▶ **Information given**:
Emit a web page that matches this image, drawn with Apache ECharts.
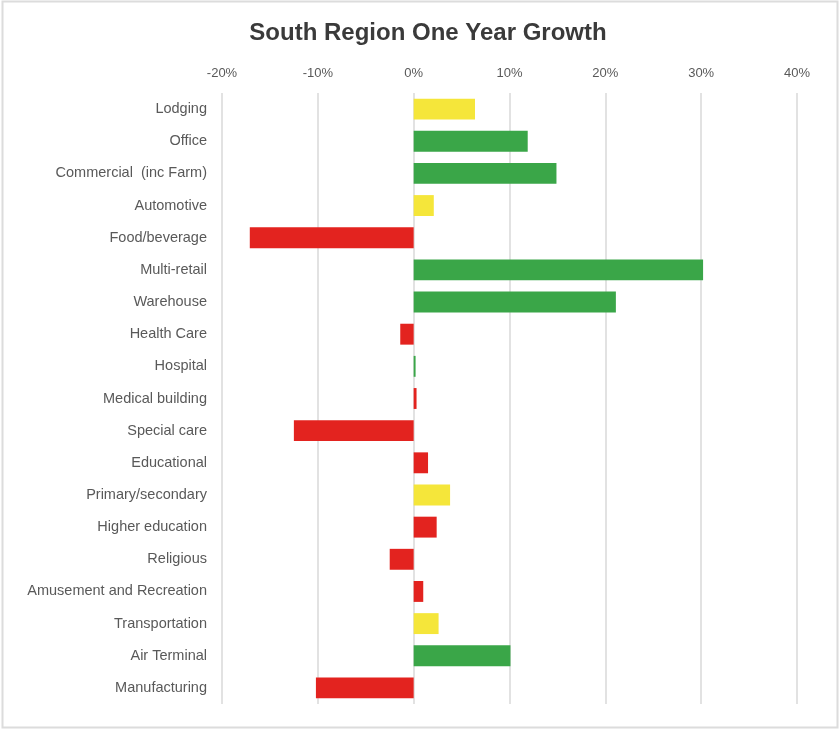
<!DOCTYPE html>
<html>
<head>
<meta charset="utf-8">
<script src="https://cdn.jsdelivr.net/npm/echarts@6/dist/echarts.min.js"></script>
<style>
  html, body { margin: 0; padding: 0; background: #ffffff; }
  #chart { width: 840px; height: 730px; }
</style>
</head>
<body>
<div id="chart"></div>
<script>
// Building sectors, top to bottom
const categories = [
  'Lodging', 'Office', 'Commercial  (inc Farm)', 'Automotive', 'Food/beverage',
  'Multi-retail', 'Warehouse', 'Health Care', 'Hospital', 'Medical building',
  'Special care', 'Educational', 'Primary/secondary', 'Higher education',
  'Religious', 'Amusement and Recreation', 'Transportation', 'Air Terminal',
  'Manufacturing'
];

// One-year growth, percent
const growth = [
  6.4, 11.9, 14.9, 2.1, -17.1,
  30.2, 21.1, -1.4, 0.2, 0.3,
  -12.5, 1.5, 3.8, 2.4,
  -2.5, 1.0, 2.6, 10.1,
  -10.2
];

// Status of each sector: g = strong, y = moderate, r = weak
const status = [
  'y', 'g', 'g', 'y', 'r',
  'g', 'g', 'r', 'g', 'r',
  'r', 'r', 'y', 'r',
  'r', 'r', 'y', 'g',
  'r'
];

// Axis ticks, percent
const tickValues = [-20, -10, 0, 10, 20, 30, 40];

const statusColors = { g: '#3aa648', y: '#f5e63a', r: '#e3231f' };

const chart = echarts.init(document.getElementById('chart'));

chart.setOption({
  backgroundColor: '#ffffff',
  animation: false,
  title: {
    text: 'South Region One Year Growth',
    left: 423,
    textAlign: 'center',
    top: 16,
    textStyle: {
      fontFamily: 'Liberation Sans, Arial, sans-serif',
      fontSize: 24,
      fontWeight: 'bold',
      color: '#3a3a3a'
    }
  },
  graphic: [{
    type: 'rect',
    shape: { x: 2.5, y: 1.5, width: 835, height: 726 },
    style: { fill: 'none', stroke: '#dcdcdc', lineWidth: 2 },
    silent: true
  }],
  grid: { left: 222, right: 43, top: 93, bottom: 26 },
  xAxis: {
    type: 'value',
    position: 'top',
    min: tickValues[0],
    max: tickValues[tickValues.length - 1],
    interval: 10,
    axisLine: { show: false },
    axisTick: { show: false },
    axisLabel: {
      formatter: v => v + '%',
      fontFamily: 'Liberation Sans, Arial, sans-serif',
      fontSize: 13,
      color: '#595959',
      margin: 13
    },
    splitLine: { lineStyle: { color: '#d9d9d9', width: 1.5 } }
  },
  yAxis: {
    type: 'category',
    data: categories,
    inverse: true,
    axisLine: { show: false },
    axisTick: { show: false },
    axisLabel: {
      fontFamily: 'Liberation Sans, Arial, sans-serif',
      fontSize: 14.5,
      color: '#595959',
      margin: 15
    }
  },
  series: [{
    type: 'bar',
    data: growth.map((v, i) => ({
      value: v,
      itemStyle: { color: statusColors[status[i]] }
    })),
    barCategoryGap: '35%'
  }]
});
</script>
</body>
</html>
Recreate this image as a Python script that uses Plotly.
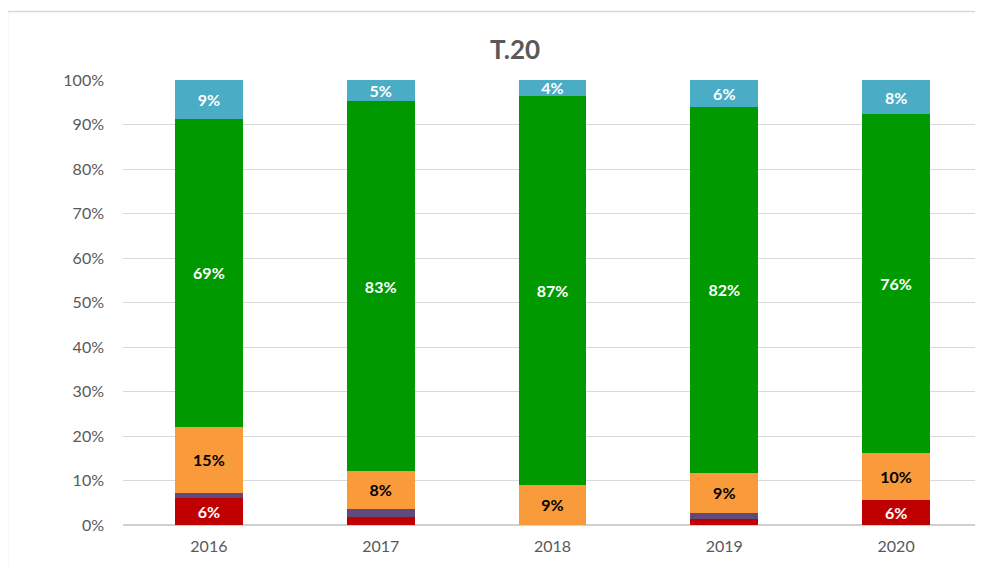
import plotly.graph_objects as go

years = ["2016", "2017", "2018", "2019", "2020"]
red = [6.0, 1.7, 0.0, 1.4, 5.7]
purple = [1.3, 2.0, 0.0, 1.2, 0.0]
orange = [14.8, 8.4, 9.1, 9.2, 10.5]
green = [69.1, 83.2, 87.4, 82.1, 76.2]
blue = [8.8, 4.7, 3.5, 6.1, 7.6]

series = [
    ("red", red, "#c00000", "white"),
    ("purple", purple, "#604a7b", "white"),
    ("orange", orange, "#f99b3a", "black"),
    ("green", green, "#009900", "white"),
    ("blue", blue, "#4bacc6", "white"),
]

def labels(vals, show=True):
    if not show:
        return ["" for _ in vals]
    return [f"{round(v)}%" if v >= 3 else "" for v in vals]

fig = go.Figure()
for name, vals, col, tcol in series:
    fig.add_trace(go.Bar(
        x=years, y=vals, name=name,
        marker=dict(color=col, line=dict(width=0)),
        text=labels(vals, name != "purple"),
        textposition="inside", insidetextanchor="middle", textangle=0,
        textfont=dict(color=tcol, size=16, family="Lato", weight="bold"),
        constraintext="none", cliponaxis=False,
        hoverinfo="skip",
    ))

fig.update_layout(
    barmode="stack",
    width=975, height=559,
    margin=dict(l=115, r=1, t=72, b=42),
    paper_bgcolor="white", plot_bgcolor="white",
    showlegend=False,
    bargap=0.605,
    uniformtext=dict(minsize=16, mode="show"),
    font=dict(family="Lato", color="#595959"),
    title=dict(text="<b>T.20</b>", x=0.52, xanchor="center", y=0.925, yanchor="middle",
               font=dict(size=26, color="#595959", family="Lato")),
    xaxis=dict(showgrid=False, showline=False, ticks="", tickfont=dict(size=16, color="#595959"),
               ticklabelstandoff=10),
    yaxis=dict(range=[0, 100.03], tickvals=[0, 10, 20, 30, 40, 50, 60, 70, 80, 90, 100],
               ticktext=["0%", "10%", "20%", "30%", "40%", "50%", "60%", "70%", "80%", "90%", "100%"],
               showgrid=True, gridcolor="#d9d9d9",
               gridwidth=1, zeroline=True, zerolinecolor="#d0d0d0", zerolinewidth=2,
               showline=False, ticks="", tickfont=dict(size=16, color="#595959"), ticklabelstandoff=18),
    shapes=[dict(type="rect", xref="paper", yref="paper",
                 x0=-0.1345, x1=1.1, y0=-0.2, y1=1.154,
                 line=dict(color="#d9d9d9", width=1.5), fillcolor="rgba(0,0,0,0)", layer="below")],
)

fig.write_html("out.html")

▶ **Your task**: Excluding the pictures, reproduce every entry exactly as given.

▶ **Task result**:
Emit a web page that matches this image, drawn with Apache ECharts.
<!DOCTYPE html>
<html>
<head>
<meta charset="utf-8">
<script src="https://cdn.jsdelivr.net/npm/echarts@6/dist/echarts.min.js"></script>
<style>
  html, body { margin: 0; padding: 0; background: #ffffff; }
  #chart { width: 840px; height: 730px; }
</style>
</head>
<body>
<div id="chart"></div>
<script>
// Building sectors, top to bottom
const categories = [
  'Lodging', 'Office', 'Commercial  (inc Farm)', 'Automotive', 'Food/beverage',
  'Multi-retail', 'Warehouse', 'Health Care', 'Hospital', 'Medical building',
  'Special care', 'Educational', 'Primary/secondary', 'Higher education',
  'Religious', 'Amusement and Recreation', 'Transportation', 'Air Terminal',
  'Manufacturing'
];

// One-year growth, percent
const growth = [
  6.4, 11.9, 14.9, 2.1, -17.1,
  30.2, 21.1, -1.4, 0.2, 0.3,
  -12.5, 1.5, 3.8, 2.4,
  -2.5, 1.0, 2.6, 10.1,
  -10.2
];

// Status of each sector: g = strong, y = moderate, r = weak
const status = [
  'y', 'g', 'g', 'y', 'r',
  'g', 'g', 'r', 'g', 'r',
  'r', 'r', 'y', 'r',
  'r', 'r', 'y', 'g',
  'r'
];

// Axis ticks, percent
const tickValues = [-20, -10, 0, 10, 20, 30, 40];

const statusColors = { g: '#3aa648', y: '#f5e63a', r: '#e3231f' };

const chart = echarts.init(document.getElementById('chart'));

chart.setOption({
  backgroundColor: '#ffffff',
  animation: false,
  title: {
    text: 'South Region One Year Growth',
    left: 423,
    textAlign: 'center',
    top: 16,
    textStyle: {
      fontFamily: 'Liberation Sans, Arial, sans-serif',
      fontSize: 24,
      fontWeight: 'bold',
      color: '#3a3a3a'
    }
  },
  graphic: [{
    type: 'rect',
    shape: { x: 2.5, y: 1.5, width: 835, height: 726 },
    style: { fill: 'none', stroke: '#dcdcdc', lineWidth: 2 },
    silent: true
  }],
  grid: { left: 222, right: 43, top: 93, bottom: 26 },
  xAxis: {
    type: 'value',
    position: 'top',
    min: tickValues[0],
    max: tickValues[tickValues.length - 1],
    interval: 10,
    axisLine: { show: false },
    axisTick: { show: false },
    axisLabel: {
      formatter: v => v + '%',
      fontFamily: 'Liberation Sans, Arial, sans-serif',
      fontSize: 13,
      color: '#595959',
      margin: 13
    },
    splitLine: { lineStyle: { color: '#d9d9d9', width: 1.5 } }
  },
  yAxis: {
    type: 'category',
    data: categories,
    inverse: true,
    axisLine: { show: false },
    axisTick: { show: false },
    axisLabel: {
      fontFamily: 'Liberation Sans, Arial, sans-serif',
      fontSize: 14.5,
      color: '#595959',
      margin: 15
    }
  },
  series: [{
    type: 'bar',
    data: growth.map((v, i) => ({
      value: v,
      itemStyle: { color: statusColors[status[i]] }
    })),
    barCategoryGap: '35%'
  }]
});
</script>
</body>
</html>
Recreate this image as a Python script that uses Plotly.
import plotly.graph_objects as go

years = ["2016", "2017", "2018", "2019", "2020"]
red = [6.0, 1.7, 0.0, 1.4, 5.7]
purple = [1.3, 2.0, 0.0, 1.2, 0.0]
orange = [14.8, 8.4, 9.1, 9.2, 10.5]
green = [69.1, 83.2, 87.4, 82.1, 76.2]
blue = [8.8, 4.7, 3.5, 6.1, 7.6]

series = [
    ("red", red, "#c00000", "white"),
    ("purple", purple, "#604a7b", "white"),
    ("orange", orange, "#f99b3a", "black"),
    ("green", green, "#009900", "white"),
    ("blue", blue, "#4bacc6", "white"),
]

def labels(vals, show=True):
    if not show:
        return ["" for _ in vals]
    return [f"{round(v)}%" if v >= 3 else "" for v in vals]

fig = go.Figure()
for name, vals, col, tcol in series:
    fig.add_trace(go.Bar(
        x=years, y=vals, name=name,
        marker=dict(color=col, line=dict(width=0)),
        text=labels(vals, name != "purple"),
        textposition="inside", insidetextanchor="middle", textangle=0,
        textfont=dict(color=tcol, size=16, family="Lato", weight="bold"),
        constraintext="none", cliponaxis=False,
        hoverinfo="skip",
    ))

fig.update_layout(
    barmode="stack",
    width=975, height=559,
    margin=dict(l=115, r=1, t=72, b=42),
    paper_bgcolor="white", plot_bgcolor="white",
    showlegend=False,
    bargap=0.605,
    uniformtext=dict(minsize=16, mode="show"),
    font=dict(family="Lato", color="#595959"),
    title=dict(text="<b>T.20</b>", x=0.52, xanchor="center", y=0.925, yanchor="middle",
               font=dict(size=26, color="#595959", family="Lato")),
    xaxis=dict(showgrid=False, showline=False, ticks="", tickfont=dict(size=16, color="#595959"),
               ticklabelstandoff=10),
    yaxis=dict(range=[0, 100.03], tickvals=[0, 10, 20, 30, 40, 50, 60, 70, 80, 90, 100],
               ticktext=["0%", "10%", "20%", "30%", "40%", "50%", "60%", "70%", "80%", "90%", "100%"],
               showgrid=True, gridcolor="#d9d9d9",
               gridwidth=1, zeroline=True, zerolinecolor="#d0d0d0", zerolinewidth=2,
               showline=False, ticks="", tickfont=dict(size=16, color="#595959"), ticklabelstandoff=18),
    shapes=[dict(type="rect", xref="paper", yref="paper",
                 x0=-0.1345, x1=1.1, y0=-0.2, y1=1.154,
                 line=dict(color="#d9d9d9", width=1.5), fillcolor="rgba(0,0,0,0)", layer="below")],
)

fig.write_html("out.html")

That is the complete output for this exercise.